#### Given data:

##############################

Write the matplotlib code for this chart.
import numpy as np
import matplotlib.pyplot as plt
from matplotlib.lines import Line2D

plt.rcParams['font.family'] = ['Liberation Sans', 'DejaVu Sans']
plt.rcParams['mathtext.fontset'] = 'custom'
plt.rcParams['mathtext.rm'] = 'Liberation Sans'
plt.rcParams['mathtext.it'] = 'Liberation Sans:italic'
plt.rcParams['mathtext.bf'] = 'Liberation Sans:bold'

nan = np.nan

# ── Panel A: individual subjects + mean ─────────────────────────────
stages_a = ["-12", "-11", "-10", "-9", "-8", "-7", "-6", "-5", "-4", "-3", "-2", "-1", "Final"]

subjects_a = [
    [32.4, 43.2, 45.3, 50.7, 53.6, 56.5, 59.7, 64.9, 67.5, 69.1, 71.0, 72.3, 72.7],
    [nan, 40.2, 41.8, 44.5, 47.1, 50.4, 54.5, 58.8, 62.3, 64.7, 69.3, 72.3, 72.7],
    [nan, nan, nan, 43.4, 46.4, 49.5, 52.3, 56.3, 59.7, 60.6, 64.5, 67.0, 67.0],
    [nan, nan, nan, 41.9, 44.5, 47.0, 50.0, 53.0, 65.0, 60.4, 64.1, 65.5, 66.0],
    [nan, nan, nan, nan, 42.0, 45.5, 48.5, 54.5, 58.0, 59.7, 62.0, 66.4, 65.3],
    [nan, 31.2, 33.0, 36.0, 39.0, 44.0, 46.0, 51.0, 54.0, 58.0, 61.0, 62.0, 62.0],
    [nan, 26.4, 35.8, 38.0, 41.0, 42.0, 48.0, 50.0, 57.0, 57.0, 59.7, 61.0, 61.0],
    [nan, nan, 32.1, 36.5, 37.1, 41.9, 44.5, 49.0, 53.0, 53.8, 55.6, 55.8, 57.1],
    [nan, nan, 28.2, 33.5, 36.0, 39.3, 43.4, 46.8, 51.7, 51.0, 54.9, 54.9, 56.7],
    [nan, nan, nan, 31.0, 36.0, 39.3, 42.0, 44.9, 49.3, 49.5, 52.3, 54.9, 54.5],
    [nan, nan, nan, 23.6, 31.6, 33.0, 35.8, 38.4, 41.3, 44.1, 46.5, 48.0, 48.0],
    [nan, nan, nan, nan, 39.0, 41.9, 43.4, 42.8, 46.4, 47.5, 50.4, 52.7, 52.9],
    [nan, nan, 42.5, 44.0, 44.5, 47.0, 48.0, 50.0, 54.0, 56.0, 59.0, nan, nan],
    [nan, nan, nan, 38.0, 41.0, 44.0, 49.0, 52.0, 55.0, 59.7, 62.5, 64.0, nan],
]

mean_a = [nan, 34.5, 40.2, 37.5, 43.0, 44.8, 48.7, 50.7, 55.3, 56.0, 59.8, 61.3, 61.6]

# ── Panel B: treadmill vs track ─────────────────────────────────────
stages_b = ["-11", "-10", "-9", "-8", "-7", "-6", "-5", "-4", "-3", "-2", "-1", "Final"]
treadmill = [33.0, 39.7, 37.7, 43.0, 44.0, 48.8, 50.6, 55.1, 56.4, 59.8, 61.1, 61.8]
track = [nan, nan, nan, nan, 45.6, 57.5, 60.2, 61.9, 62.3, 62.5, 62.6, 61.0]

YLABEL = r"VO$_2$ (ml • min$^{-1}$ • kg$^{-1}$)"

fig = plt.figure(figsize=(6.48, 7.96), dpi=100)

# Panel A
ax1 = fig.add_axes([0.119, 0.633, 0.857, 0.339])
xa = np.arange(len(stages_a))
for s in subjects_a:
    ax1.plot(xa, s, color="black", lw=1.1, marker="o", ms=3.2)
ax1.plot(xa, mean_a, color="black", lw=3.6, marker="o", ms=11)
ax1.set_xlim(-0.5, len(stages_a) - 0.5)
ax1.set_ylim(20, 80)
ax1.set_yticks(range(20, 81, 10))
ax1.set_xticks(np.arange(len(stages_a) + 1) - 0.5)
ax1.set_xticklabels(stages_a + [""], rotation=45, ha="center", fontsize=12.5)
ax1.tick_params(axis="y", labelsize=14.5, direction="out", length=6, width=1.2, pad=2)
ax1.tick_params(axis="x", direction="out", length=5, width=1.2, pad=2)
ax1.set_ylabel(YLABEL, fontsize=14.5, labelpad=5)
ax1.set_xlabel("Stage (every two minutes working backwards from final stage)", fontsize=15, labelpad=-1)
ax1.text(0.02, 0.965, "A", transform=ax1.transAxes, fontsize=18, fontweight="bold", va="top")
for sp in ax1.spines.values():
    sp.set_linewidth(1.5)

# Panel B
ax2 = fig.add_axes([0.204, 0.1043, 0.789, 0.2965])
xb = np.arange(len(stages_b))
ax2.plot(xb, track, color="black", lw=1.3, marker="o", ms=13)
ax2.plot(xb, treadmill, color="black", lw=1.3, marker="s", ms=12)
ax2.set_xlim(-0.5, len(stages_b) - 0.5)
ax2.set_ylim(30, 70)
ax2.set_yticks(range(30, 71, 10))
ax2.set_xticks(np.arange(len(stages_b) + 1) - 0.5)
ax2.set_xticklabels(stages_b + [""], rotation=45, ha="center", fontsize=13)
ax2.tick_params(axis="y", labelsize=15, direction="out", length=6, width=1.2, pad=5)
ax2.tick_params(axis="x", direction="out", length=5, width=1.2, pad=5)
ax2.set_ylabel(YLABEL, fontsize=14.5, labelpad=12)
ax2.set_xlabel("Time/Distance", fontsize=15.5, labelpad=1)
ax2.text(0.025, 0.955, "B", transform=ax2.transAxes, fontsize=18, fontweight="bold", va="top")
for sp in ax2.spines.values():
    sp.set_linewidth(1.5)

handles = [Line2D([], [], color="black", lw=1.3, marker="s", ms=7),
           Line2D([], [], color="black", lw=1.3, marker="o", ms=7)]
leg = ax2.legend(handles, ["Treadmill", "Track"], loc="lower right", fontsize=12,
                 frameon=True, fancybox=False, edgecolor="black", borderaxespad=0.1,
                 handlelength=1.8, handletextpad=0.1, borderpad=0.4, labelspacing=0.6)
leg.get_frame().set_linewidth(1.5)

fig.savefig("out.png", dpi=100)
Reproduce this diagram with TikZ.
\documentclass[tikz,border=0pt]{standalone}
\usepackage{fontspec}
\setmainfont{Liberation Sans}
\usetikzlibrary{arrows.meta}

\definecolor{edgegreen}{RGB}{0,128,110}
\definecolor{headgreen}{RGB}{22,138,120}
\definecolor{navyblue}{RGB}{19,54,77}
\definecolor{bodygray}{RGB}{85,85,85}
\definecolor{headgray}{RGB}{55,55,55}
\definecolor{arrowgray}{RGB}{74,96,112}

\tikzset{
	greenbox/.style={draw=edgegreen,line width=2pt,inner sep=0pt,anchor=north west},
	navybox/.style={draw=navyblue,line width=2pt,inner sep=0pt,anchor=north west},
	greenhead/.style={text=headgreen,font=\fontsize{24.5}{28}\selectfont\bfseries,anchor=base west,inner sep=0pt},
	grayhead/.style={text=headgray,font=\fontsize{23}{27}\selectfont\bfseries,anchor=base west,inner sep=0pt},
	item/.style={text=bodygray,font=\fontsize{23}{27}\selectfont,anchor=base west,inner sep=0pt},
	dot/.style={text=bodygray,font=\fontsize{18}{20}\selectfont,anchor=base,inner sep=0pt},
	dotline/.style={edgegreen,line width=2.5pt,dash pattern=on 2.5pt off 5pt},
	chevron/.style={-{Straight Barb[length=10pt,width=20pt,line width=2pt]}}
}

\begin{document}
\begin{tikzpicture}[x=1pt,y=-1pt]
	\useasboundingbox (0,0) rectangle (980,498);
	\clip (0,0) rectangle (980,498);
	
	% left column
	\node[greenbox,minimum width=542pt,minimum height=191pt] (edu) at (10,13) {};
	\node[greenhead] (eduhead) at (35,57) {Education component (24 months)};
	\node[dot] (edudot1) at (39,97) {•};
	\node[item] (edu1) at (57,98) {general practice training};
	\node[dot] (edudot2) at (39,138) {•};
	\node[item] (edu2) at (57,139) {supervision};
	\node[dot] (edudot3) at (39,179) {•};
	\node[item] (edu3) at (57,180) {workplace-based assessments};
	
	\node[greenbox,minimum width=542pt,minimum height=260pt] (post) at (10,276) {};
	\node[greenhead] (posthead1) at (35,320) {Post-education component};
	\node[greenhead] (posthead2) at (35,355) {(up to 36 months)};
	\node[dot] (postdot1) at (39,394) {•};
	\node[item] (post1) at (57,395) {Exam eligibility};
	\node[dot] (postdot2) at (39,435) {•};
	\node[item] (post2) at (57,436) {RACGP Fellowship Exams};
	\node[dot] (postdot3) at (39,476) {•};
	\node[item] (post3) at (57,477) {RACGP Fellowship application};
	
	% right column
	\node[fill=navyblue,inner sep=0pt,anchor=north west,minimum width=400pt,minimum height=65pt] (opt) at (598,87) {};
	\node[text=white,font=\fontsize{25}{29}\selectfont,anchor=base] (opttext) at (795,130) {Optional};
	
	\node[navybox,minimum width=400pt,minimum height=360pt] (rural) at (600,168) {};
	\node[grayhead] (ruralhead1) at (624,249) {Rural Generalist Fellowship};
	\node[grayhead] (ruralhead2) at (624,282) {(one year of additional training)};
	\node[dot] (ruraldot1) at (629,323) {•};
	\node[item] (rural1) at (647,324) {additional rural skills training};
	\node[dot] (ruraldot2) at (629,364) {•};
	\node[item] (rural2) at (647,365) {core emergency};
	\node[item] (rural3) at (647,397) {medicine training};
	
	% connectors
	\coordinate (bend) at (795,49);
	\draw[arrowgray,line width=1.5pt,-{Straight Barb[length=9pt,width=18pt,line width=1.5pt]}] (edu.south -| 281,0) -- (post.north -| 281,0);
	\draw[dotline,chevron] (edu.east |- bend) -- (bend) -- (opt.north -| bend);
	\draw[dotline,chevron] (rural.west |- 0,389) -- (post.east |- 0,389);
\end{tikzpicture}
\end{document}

##############################

#### Problem details:
Only the lines from the first line of the records through the line containing "nan = np.nan" should be repeated, exactly as they appear.

#### Answer for the task:
Write the matplotlib code for this chart.
import numpy as np
import matplotlib.pyplot as plt
from matplotlib.lines import Line2D

plt.rcParams['font.family'] = ['Liberation Sans', 'DejaVu Sans']
plt.rcParams['mathtext.fontset'] = 'custom'
plt.rcParams['mathtext.rm'] = 'Liberation Sans'
plt.rcParams['mathtext.it'] = 'Liberation Sans:italic'
plt.rcParams['mathtext.bf'] = 'Liberation Sans:bold'

nan = np.nan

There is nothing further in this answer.